━━ Dataset section ━━
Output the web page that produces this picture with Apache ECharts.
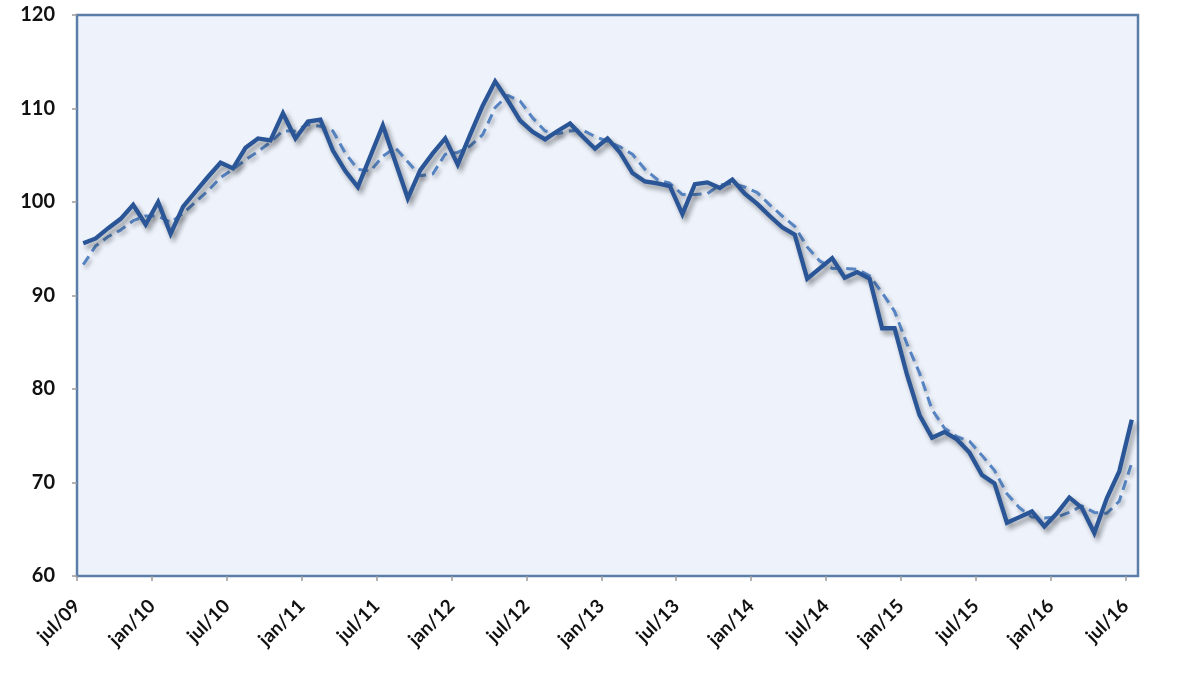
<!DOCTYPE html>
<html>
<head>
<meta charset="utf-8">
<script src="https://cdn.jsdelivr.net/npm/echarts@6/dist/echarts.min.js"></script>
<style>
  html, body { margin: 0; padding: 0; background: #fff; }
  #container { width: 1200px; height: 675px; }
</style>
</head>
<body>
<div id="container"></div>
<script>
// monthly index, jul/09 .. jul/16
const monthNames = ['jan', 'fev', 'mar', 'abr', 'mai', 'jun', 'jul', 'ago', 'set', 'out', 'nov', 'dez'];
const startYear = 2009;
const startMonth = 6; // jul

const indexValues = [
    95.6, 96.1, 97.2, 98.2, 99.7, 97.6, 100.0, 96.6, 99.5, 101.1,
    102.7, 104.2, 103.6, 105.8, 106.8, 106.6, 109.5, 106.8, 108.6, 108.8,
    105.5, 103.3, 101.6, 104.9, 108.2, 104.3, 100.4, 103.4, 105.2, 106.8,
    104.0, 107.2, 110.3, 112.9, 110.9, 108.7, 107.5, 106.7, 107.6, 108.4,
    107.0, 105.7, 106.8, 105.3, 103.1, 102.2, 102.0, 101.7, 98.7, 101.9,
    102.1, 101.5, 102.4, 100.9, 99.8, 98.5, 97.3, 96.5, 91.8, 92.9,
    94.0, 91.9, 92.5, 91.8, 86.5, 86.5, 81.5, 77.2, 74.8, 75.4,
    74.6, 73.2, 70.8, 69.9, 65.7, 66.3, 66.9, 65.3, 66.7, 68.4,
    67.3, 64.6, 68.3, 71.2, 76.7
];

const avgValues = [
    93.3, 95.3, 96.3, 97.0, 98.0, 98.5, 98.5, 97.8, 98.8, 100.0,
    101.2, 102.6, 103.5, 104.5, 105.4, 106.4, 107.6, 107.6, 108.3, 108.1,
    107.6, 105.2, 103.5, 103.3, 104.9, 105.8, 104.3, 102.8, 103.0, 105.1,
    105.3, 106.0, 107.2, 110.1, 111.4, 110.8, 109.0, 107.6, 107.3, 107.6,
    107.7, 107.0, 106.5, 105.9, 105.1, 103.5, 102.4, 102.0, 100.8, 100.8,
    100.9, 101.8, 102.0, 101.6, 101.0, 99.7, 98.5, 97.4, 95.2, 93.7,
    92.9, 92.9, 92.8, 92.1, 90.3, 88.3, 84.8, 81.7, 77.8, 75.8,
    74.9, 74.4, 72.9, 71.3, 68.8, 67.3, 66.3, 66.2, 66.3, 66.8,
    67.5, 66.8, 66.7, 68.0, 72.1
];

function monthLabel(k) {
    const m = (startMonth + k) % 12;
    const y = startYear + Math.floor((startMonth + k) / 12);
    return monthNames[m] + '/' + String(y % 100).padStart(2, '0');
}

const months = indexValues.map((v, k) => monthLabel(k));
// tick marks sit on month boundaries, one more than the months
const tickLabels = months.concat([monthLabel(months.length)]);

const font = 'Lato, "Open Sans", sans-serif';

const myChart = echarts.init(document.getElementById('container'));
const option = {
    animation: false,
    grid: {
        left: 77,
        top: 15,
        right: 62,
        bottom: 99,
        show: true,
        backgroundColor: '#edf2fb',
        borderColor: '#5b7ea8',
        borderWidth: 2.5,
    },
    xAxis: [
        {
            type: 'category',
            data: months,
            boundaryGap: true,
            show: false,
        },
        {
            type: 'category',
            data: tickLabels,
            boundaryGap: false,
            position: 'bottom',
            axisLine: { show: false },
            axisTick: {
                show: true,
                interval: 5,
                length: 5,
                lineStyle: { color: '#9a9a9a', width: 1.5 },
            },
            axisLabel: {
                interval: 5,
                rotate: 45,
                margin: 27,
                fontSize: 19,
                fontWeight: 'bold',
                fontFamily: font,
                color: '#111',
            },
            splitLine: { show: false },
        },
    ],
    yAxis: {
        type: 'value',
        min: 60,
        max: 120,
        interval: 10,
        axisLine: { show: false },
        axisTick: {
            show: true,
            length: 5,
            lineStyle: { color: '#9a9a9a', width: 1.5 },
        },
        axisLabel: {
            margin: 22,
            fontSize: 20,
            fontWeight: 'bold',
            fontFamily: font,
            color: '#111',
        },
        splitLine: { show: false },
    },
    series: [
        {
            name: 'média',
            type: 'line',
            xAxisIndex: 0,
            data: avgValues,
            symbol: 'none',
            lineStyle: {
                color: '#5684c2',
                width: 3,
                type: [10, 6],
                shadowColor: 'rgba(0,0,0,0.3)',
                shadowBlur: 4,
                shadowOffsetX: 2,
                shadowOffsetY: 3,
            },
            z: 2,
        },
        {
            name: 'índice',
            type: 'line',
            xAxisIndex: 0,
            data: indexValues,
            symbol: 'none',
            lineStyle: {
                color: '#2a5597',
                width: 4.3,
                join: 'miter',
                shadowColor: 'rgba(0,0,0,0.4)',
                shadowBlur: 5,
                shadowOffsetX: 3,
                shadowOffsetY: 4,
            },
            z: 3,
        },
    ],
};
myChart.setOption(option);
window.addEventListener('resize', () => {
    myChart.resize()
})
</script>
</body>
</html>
━━━
» What you need to do
Starting at the top of the listing above, reproduce each line up to and including the one with "const startMonth = 6; // jul"; omit the pictures.

» Reply to the exercise
Output the web page that produces this picture with Apache ECharts.
<!DOCTYPE html>
<html>
<head>
<meta charset="utf-8">
<script src="https://cdn.jsdelivr.net/npm/echarts@6/dist/echarts.min.js"></script>
<style>
  html, body { margin: 0; padding: 0; background: #fff; }
  #container { width: 1200px; height: 675px; }
</style>
</head>
<body>
<div id="container"></div>
<script>
// monthly index, jul/09 .. jul/16
const monthNames = ['jan', 'fev', 'mar', 'abr', 'mai', 'jun', 'jul', 'ago', 'set', 'out', 'nov', 'dez'];
const startYear = 2009;
const startMonth = 6; // jul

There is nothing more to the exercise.